Problem to solve:
Reproduce the listing below in full and without alteration, apart from its pictures.
************
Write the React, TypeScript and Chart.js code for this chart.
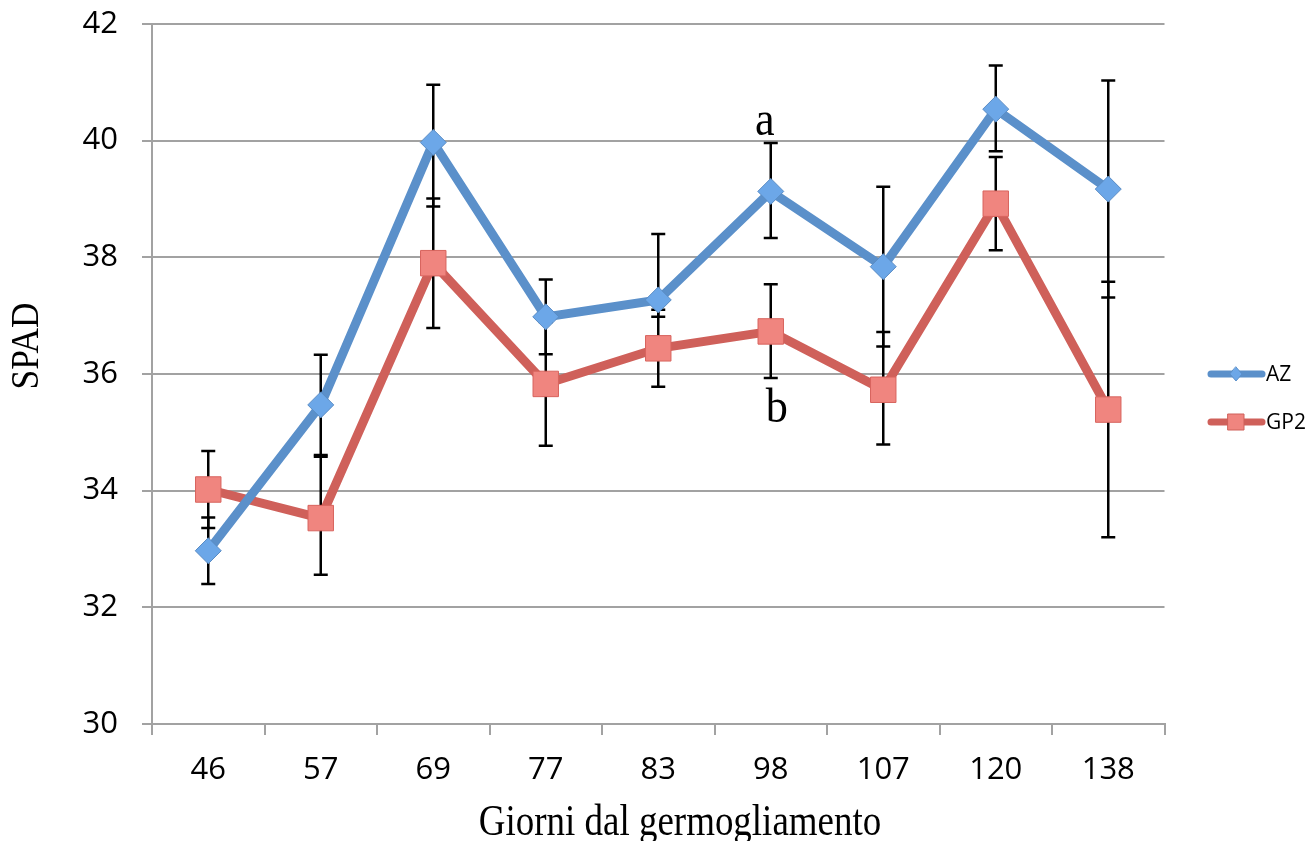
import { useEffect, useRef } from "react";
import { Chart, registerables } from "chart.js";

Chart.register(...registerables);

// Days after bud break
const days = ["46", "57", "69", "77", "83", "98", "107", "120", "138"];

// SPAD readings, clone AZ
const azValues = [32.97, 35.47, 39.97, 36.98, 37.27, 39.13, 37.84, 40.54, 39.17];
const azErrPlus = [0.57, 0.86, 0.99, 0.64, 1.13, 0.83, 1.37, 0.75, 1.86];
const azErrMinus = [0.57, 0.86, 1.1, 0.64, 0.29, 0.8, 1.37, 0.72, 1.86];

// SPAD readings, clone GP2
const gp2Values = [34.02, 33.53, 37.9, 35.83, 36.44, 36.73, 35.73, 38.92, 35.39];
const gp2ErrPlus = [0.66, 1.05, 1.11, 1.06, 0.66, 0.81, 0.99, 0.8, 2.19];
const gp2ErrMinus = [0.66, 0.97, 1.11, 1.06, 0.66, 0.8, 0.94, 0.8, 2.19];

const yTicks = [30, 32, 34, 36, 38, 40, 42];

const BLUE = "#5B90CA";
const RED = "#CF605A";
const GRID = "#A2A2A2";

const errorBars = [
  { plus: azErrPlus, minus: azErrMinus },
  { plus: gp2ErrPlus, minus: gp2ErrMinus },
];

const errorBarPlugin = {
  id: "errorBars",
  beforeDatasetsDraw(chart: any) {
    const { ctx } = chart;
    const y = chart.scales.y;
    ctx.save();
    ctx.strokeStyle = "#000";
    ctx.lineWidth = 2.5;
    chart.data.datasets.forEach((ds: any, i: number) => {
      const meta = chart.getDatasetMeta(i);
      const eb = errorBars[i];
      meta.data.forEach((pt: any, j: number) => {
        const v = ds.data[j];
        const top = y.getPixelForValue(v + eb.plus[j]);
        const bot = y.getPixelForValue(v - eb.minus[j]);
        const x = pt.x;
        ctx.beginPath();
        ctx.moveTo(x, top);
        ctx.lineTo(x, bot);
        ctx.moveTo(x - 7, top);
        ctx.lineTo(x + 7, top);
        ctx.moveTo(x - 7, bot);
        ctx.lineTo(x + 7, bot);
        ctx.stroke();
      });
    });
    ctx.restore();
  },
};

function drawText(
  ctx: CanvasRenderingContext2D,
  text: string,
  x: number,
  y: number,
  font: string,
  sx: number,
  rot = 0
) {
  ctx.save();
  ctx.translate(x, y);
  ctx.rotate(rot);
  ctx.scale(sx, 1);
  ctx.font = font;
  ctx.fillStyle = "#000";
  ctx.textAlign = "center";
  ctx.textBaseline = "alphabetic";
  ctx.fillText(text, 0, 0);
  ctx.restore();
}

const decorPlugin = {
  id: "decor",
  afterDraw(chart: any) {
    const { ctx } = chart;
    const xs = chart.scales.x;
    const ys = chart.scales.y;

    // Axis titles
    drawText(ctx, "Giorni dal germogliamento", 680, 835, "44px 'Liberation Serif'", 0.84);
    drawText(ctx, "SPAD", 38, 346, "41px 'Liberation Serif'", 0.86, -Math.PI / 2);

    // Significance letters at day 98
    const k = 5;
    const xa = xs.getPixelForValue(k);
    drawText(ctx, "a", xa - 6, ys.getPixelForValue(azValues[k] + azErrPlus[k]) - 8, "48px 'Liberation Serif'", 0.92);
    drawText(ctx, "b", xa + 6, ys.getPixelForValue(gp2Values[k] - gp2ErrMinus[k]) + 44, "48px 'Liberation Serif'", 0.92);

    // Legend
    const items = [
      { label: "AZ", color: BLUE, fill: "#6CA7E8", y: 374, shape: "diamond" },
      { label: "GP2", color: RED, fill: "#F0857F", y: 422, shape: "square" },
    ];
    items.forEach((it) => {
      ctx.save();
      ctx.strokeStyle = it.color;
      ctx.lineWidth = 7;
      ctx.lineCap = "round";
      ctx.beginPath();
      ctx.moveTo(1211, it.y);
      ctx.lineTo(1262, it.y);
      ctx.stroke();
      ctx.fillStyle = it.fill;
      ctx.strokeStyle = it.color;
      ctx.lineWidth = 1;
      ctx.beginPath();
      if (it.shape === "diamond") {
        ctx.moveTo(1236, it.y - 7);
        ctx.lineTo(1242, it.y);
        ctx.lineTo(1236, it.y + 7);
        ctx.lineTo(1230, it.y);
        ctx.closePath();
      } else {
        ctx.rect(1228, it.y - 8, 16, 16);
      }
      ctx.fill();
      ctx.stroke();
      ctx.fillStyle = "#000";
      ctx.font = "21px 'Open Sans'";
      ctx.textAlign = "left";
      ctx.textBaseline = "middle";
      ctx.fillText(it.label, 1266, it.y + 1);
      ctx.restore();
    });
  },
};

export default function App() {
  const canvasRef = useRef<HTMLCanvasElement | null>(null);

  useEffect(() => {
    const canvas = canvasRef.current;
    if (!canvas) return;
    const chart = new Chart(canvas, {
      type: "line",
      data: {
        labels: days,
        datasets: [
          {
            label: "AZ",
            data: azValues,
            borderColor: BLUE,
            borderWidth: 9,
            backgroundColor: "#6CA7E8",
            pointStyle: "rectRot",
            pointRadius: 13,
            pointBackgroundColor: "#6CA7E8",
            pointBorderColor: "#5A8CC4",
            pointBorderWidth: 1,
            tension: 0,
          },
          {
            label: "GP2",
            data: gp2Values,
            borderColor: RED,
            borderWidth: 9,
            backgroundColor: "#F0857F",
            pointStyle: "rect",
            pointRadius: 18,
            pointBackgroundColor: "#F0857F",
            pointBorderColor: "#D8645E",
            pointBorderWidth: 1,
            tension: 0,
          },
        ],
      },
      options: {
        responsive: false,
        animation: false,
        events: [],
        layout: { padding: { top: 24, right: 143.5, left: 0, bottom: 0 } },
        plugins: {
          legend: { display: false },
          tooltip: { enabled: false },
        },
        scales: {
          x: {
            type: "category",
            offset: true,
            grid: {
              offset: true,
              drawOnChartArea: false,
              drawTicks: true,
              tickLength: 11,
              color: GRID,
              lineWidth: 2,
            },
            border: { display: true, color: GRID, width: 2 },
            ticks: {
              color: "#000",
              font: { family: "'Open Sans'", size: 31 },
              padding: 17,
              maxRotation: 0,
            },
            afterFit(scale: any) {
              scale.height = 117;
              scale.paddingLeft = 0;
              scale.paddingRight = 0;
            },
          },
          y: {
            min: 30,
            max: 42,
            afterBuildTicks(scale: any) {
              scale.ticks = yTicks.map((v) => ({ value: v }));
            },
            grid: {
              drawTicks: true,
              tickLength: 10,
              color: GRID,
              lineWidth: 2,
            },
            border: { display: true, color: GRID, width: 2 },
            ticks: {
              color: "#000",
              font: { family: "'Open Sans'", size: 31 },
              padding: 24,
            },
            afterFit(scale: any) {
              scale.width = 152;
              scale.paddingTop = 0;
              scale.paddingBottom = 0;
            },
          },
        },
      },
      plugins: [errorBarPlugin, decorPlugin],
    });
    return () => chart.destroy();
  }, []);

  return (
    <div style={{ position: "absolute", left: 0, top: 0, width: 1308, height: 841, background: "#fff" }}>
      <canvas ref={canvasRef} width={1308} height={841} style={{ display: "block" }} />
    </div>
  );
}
************
Output for this exercise:
Write the React, TypeScript and Chart.js code for this chart.
import { useEffect, useRef } from "react";
import { Chart, registerables } from "chart.js";

Chart.register(...registerables);

// Days after bud break
const days = ["46", "57", "69", "77", "83", "98", "107", "120", "138"];

// SPAD readings, clone AZ
const azValues = [32.97, 35.47, 39.97, 36.98, 37.27, 39.13, 37.84, 40.54, 39.17];
const azErrPlus = [0.57, 0.86, 0.99, 0.64, 1.13, 0.83, 1.37, 0.75, 1.86];
const azErrMinus = [0.57, 0.86, 1.1, 0.64, 0.29, 0.8, 1.37, 0.72, 1.86];

// SPAD readings, clone GP2
const gp2Values = [34.02, 33.53, 37.9, 35.83, 36.44, 36.73, 35.73, 38.92, 35.39];
const gp2ErrPlus = [0.66, 1.05, 1.11, 1.06, 0.66, 0.81, 0.99, 0.8, 2.19];
const gp2ErrMinus = [0.66, 0.97, 1.11, 1.06, 0.66, 0.8, 0.94, 0.8, 2.19];

const yTicks = [30, 32, 34, 36, 38, 40, 42];

const BLUE = "#5B90CA";
const RED = "#CF605A";
const GRID = "#A2A2A2";

const errorBars = [
  { plus: azErrPlus, minus: azErrMinus },
  { plus: gp2ErrPlus, minus: gp2ErrMinus },
];

const errorBarPlugin = {
  id: "errorBars",
  beforeDatasetsDraw(chart: any) {
    const { ctx } = chart;
    const y = chart.scales.y;
    ctx.save();
    ctx.strokeStyle = "#000";
    ctx.lineWidth = 2.5;
    chart.data.datasets.forEach((ds: any, i: number) => {
      const meta = chart.getDatasetMeta(i);
      const eb = errorBars[i];
      meta.data.forEach((pt: any, j: number) => {
        const v = ds.data[j];
        const top = y.getPixelForValue(v + eb.plus[j]);
        const bot = y.getPixelForValue(v - eb.minus[j]);
        const x = pt.x;
        ctx.beginPath();
        ctx.moveTo(x, top);
        ctx.lineTo(x, bot);
        ctx.moveTo(x - 7, top);
        ctx.lineTo(x + 7, top);
        ctx.moveTo(x - 7, bot);
        ctx.lineTo(x + 7, bot);
        ctx.stroke();
      });
    });
    ctx.restore();
  },
};

function drawText(
  ctx: CanvasRenderingContext2D,
  text: string,
  x: number,
  y: number,
  font: string,
  sx: number,
  rot = 0
) {
  ctx.save();
  ctx.translate(x, y);
  ctx.rotate(rot);
  ctx.scale(sx, 1);
  ctx.font = font;
  ctx.fillStyle = "#000";
  ctx.textAlign = "center";
  ctx.textBaseline = "alphabetic";
  ctx.fillText(text, 0, 0);
  ctx.restore();
}

const decorPlugin = {
  id: "decor",
  afterDraw(chart: any) {
    const { ctx } = chart;
    const xs = chart.scales.x;
    const ys = chart.scales.y;

    // Axis titles
    drawText(ctx, "Giorni dal germogliamento", 680, 835, "44px 'Liberation Serif'", 0.84);
    drawText(ctx, "SPAD", 38, 346, "41px 'Liberation Serif'", 0.86, -Math.PI / 2);

    // Significance letters at day 98
    const k = 5;
    const xa = xs.getPixelForValue(k);
    drawText(ctx, "a", xa - 6, ys.getPixelForValue(azValues[k] + azErrPlus[k]) - 8, "48px 'Liberation Serif'", 0.92);
    drawText(ctx, "b", xa + 6, ys.getPixelForValue(gp2Values[k] - gp2ErrMinus[k]) + 44, "48px 'Liberation Serif'", 0.92);

    // Legend
    const items = [
      { label: "AZ", color: BLUE, fill: "#6CA7E8", y: 374, shape: "diamond" },
      { label: "GP2", color: RED, fill: "#F0857F", y: 422, shape: "square" },
    ];
    items.forEach((it) => {
      ctx.save();
      ctx.strokeStyle = it.color;
      ctx.lineWidth = 7;
      ctx.lineCap = "round";
      ctx.beginPath();
      ctx.moveTo(1211, it.y);
      ctx.lineTo(1262, it.y);
      ctx.stroke();
      ctx.fillStyle = it.fill;
      ctx.strokeStyle = it.color;
      ctx.lineWidth = 1;
      ctx.beginPath();
      if (it.shape === "diamond") {
        ctx.moveTo(1236, it.y - 7);
        ctx.lineTo(1242, it.y);
        ctx.lineTo(1236, it.y + 7);
        ctx.lineTo(1230, it.y);
        ctx.closePath();
      } else {
        ctx.rect(1228, it.y - 8, 16, 16);
      }
      ctx.fill();
      ctx.stroke();
      ctx.fillStyle = "#000";
      ctx.font = "21px 'Open Sans'";
      ctx.textAlign = "left";
      ctx.textBaseline = "middle";
      ctx.fillText(it.label, 1266, it.y + 1);
      ctx.restore();
    });
  },
};

export default function App() {
  const canvasRef = useRef<HTMLCanvasElement | null>(null);

  useEffect(() => {
    const canvas = canvasRef.current;
    if (!canvas) return;
    const chart = new Chart(canvas, {
      type: "line",
      data: {
        labels: days,
        datasets: [
          {
            label: "AZ",
            data: azValues,
            borderColor: BLUE,
            borderWidth: 9,
            backgroundColor: "#6CA7E8",
            pointStyle: "rectRot",
            pointRadius: 13,
            pointBackgroundColor: "#6CA7E8",
            pointBorderColor: "#5A8CC4",
            pointBorderWidth: 1,
            tension: 0,
          },
          {
            label: "GP2",
            data: gp2Values,
            borderColor: RED,
            borderWidth: 9,
            backgroundColor: "#F0857F",
            pointStyle: "rect",
            pointRadius: 18,
            pointBackgroundColor: "#F0857F",
            pointBorderColor: "#D8645E",
            pointBorderWidth: 1,
            tension: 0,
          },
        ],
      },
      options: {
        responsive: false,
        animation: false,
        events: [],
        layout: { padding: { top: 24, right: 143.5, left: 0, bottom: 0 } },
        plugins: {
          legend: { display: false },
          tooltip: { enabled: false },
        },
        scales: {
          x: {
            type: "category",
            offset: true,
            grid: {
              offset: true,
              drawOnChartArea: false,
              drawTicks: true,
              tickLength: 11,
              color: GRID,
              lineWidth: 2,
            },
            border: { display: true, color: GRID, width: 2 },
            ticks: {
              color: "#000",
              font: { family: "'Open Sans'", size: 31 },
              padding: 17,
              maxRotation: 0,
            },
            afterFit(scale: any) {
              scale.height = 117;
              scale.paddingLeft = 0;
              scale.paddingRight = 0;
            },
          },
          y: {
            min: 30,
            max: 42,
            afterBuildTicks(scale: any) {
              scale.ticks = yTicks.map((v) => ({ value: v }));
            },
            grid: {
              drawTicks: true,
              tickLength: 10,
              color: GRID,
              lineWidth: 2,
            },
            border: { display: true, color: GRID, width: 2 },
            ticks: {
              color: "#000",
              font: { family: "'Open Sans'", size: 31 },
              padding: 24,
            },
            afterFit(scale: any) {
              scale.width = 152;
              scale.paddingTop = 0;
              scale.paddingBottom = 0;
            },
          },
        },
      },
      plugins: [errorBarPlugin, decorPlugin],
    });
    return () => chart.destroy();
  }, []);

  return (
    <div style={{ position: "absolute", left: 0, top: 0, width: 1308, height: 841, background: "#fff" }}>
      <canvas ref={canvasRef} width={1308} height={841} style={{ display: "block" }} />
    </div>
  );
}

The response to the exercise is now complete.